Gotta make it to Evanston tonight

I had to link up and ride on the shoulder of i80 for the last 30 miles of my day. As if the headwind and sun weren’t enough of a struggle, now every other hillbilly cowboy thought it was hilarious to blow their obnoxious horns and “roll-coal,” as they passed me —leaving me coughing in a cloud of diesel smoke. Come on Evanston

The sun was setting almost as fast as the lifted trucks were speeding past me on the interstate. I had no choice but to find a place to call it a night. I guess you're not making it to Evanston tonight.  There were no structures or trees around so I threw my bike over a barb-wired fence and hobbled down into a ranchers underpass. I found a patch of dry dirt that wasn’t covered in cow crap and rolled out my foam sleeping pad. 

I noticed that I had a few bars at the far end of the tunnel and my phone wasn't quite dead, so I decided to give my mom a call. 

“Hey, where are you, are you ok?”

That was the end of it. As soon as I heard my moms voice I broke-down. This was no normal sob —tears were rolling down my wind-chapped cheeks and soaked my beard. It took at least 5 minutes of sobbing before I could pull it together enough to let my mom know where I was and that I was ok. 

After a few moments of reassuring words from my parents I hung up my phone and there I was —alone again. Its hard to put to words exactly what emotions I experienced that day, but I’m glad I visited that place. I was dirty, exhausted, homeless, and completely alone. This was a very pivotal moment in my understanding of myself and my world. 

What was making me unhappy? Why did I care that that mom scoffed and pulled her kid away from me? Why did I care if hicks where trying to run me off the road? Who cares what everyone else is doing with their lives? Why did I HAVE to make it to Evanston? Who am I trying to impress?  

My happiness (or my sadness) at the end of everyday is a choice. I chose to put myself in that place and the next day I chose to continue to peddle away from the familiar and the comfortable.

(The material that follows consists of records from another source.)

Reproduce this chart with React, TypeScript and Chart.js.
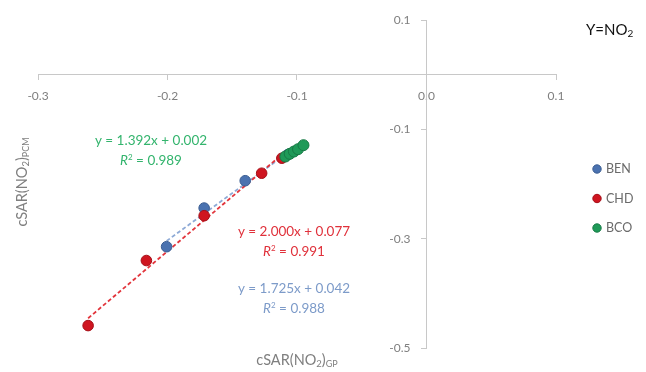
import React, { useEffect, useRef } from 'react';
import { Chart, registerables } from 'chart.js';

Chart.register(...registerables);

// ---- data ----
const seriesNames = ['BEN', 'CHD', 'BCO'];
const benX = [-0.2007, -0.1717, -0.14, -0.107];
const benY = [-0.3147, -0.244, -0.194, -0.146];
const chdX = [-0.2613, -0.2163, -0.1717, -0.1273, -0.1117];
const chdY = [-0.459, -0.34, -0.258, -0.1803, -0.1528];
const bcoX = [-0.109, -0.1056, -0.1024, -0.0992, -0.095];
const bcoY = [-0.1498, -0.1448, -0.1406, -0.1363, -0.129];
const slopes = [1.725, 2.0, 1.392];
const intercepts = [0.042, 0.077, 0.002];
const rSquared = [0.988, 0.991, 0.989];
const xTicks = [-0.3, -0.2, -0.1, 0.0, 0.1];
const yTicks = [-0.5, -0.3, -0.1, 0.1];

// ---- styles ----
const FONT = 'Lato, "Open Sans", sans-serif';
const pointFill = ['#4a72b0', '#cf1520', '#1f9a58'];
const pointBorder = ['#3b5d92', '#a50f18', '#177a45'];
const trendColor = ['#8eaad6', '#e2353c', '#3dbb70'];
const eqColor = ['#7d9bc9', '#e0313b', '#33b46d'];
const axisColor = '#c8c8c8';
const tickColor = '#7f7f7f';
const TICK_LEN = 5;
const Y_LABEL_GAP = 11;
// label anchors (pixel centres) for the trendline equations, same order as series
const eqPos = [
  [294, 289],
  [294, 232],
  [151, 141],
];

type Part = { t: string; size: number; dy?: number; italic?: boolean };

function drawRich(
  ctx: CanvasRenderingContext2D,
  parts: Part[],
  x: number,
  y: number,
  align: 'left' | 'center' | 'right',
  color: string
) {
  ctx.save();
  ctx.fillStyle = color;
  ctx.textBaseline = 'middle';
  ctx.textAlign = 'left';
  const fontOf = (p: Part) => `${p.italic ? 'italic ' : ''}${p.size}px ${FONT}`;
  let w = 0;
  for (const p of parts) {
    ctx.font = fontOf(p);
    w += ctx.measureText(p.t).width;
  }
  let cx = align === 'center' ? x - w / 2 : align === 'right' ? x - w : x;
  for (const p of parts) {
    ctx.font = fontOf(p);
    ctx.fillText(p.t, cx, y + (p.dy || 0));
    cx += ctx.measureText(p.t).width;
  }
  ctx.restore();
}

const xsAll = [benX, chdX, bcoX];
const ysAll = [benY, chdY, bcoY];
const fmt = (v: number) => Number(v).toFixed(1);

const decorPlugin = {
  id: 'decor',
  afterDraw(chart: any) {
    const ctx: CanvasRenderingContext2D = chart.ctx;
    const xs = chart.scales.x;
    const ys = chart.scales.y;
    // y tick labels (left of the centred y axis)
    const axisX = xs.getPixelForValue(0);
    for (const v of yTicks) {
      drawRich(ctx, [{ t: fmt(v), size: 12 }], axisX - TICK_LEN - Y_LABEL_GAP, ys.getPixelForValue(v), 'right', tickColor);
    }
    // equations
    for (let i = 0; i < 3; i++) {
      const [ex, ey] = eqPos[i];
      drawRich(
        ctx,
        [{ t: `y = ${slopes[i].toFixed(3)}x + ${intercepts[i].toFixed(3)}`, size: 13.5 }],
        ex,
        ey,
        'center',
        eqColor[i]
      );
      drawRich(
        ctx,
        [
          { t: 'R', size: 13.5, italic: true },
          { t: '2', size: 8, dy: -4 },
          { t: ` = ${rSquared[i].toFixed(3)}`, size: 13.5 },
        ],
        ex,
        ey + 20,
        'center',
        eqColor[i]
      );
    }
    // legend
    for (let i = 0; i < 3; i++) {
      const ly = 169 + i * 29.5;
      ctx.save();
      ctx.beginPath();
      ctx.arc(597, ly, 4.2, 0, Math.PI * 2);
      ctx.fillStyle = pointFill[i];
      ctx.fill();
      ctx.lineWidth = 1;
      ctx.strokeStyle = pointBorder[i];
      ctx.stroke();
      ctx.restore();
      drawRich(ctx, [{ t: seriesNames[i], size: 12.5 }], 606, ly, 'left', '#6a6a6a');
    }
    // title
    drawRich(
      ctx,
      [
        { t: 'Y=NO', size: 15 },
        { t: '2', size: 10, dy: 4 },
      ],
      586,
      30,
      'left',
      '#111111'
    );
    // x axis title
    drawRich(
      ctx,
      [
        { t: 'cSAR(NO', size: 14.5 },
        { t: '2', size: 9.5, dy: 4 },
        { t: ')', size: 14.5 },
        { t: 'GP', size: 9, dy: 4 },
      ],
      297,
      360,
      'center',
      '#7f7f7f'
    );
    // y axis title
    ctx.save();
    ctx.translate(22, 182);
    ctx.rotate(-Math.PI / 2);
    drawRich(
      ctx,
      [
        { t: 'cSAR(NO', size: 14.5 },
        { t: '2', size: 9.5, dy: 4 },
        { t: ')', size: 14.5 },
        { t: 'PCM', size: 9, dy: 4 },
      ],
      0,
      0,
      'center',
      '#7f7f7f'
    );
    ctx.restore();
  },
};

export default function App() {
  const ref = useRef<HTMLCanvasElement | null>(null);
  useEffect(() => {
    document.body.style.margin = '0';
    const canvas = ref.current;
    if (!canvas) return;

    const pointSets = [0, 1, 2].map((i) => ({
      type: 'scatter' as const,
      label: seriesNames[i],
      data: xsAll[i].map((x, k) => ({ x, y: ysAll[i][k] })),
      backgroundColor: pointFill[i],
      borderColor: pointBorder[i],
      borderWidth: 1,
      pointRadius: i === 2 ? 5.5 : 5.3,
      order: [2, 1, 0][i],
    }));
    const trendSets = [0, 1, 2].map((i) => {
      const xmin = Math.min(...xsAll[i]);
      const xmax = Math.max(...xsAll[i]);
      return {
        type: 'scatter' as const,
        label: seriesNames[i] + ' trend',
        data: [
          { x: xmin, y: slopes[i] * xmin + intercepts[i] },
          { x: xmax, y: slopes[i] * xmax + intercepts[i] },
        ],
        showLine: true,
        borderColor: trendColor[i],
        backgroundColor: trendColor[i],
        borderWidth: 1.8,
        borderDash: [4, 2.5],
        pointRadius: 0,
        order: [5, 4, 3][i],
      };
    });

    const chart = new Chart(canvas, {
      type: 'scatter',
      data: { datasets: [...pointSets, ...trendSets] as any },
      options: {
        animation: false,
        responsive: false,
        maintainAspectRatio: false,
        layout: { padding: { left: 38, right: 90, top: 20, bottom: 24 } },
        plugins: { legend: { display: false }, tooltip: { enabled: false } },
        scales: {
          x: {
            type: 'linear',
            min: -0.3,
            max: 0.1,
            position: { y: 0 } as any,
            afterBuildTicks: (s: any) => {
              s.ticks = xTicks.map((v) => ({ value: v }));
            },
            ticks: {
              callback: (v: any) => fmt(v),
              color: tickColor,
              font: { family: FONT, size: 12 },
              padding: 9,
              maxRotation: 0,
            },
            grid: { drawOnChartArea: false, drawTicks: true, tickLength: TICK_LEN, color: axisColor },
            border: { display: true, color: axisColor, width: 1 },
          },
          y: {
            type: 'linear',
            min: -0.5,
            max: 0.1,
            position: { x: 0 } as any,
            afterBuildTicks: (s: any) => {
              s.ticks = yTicks.map((v) => ({ value: v }));
            },
            ticks: { display: false },
            grid: { drawOnChartArea: false, drawTicks: true, tickLength: TICK_LEN, color: axisColor },
            border: { display: true, color: axisColor, width: 1 },
          },
        },
      },
      plugins: [decorPlugin],
    });
    return () => chart.destroy();
  }, []);

  return (
    <div style={{ width: 646, height: 372, background: '#ffffff' }}>
      <canvas ref={ref} width={646} height={372} style={{ display: 'block', width: 646, height: 372 }} />
    </div>
  );
}
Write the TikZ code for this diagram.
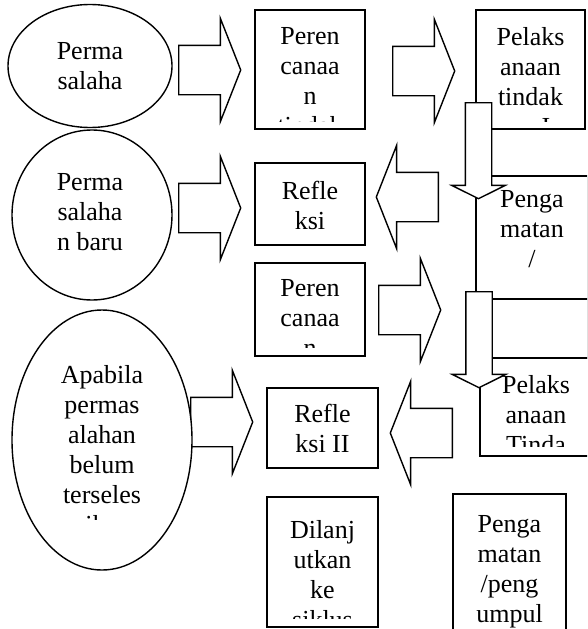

Every single day for the following months I would sleep in a completely foreign location only having contact with strangers. My strength and confidence during that time evolved. I became comfortable with Caleb and truly started experiencing the world. No more worries.  

I need to take a moment to say thank you to all the people who have continued to be there for me through all the seemingly stupid and unusual choices I have made. Thank you to: my parents, Nash, John, Erin, Emily, the hombres. Thanks guys for always answering the phone when I call.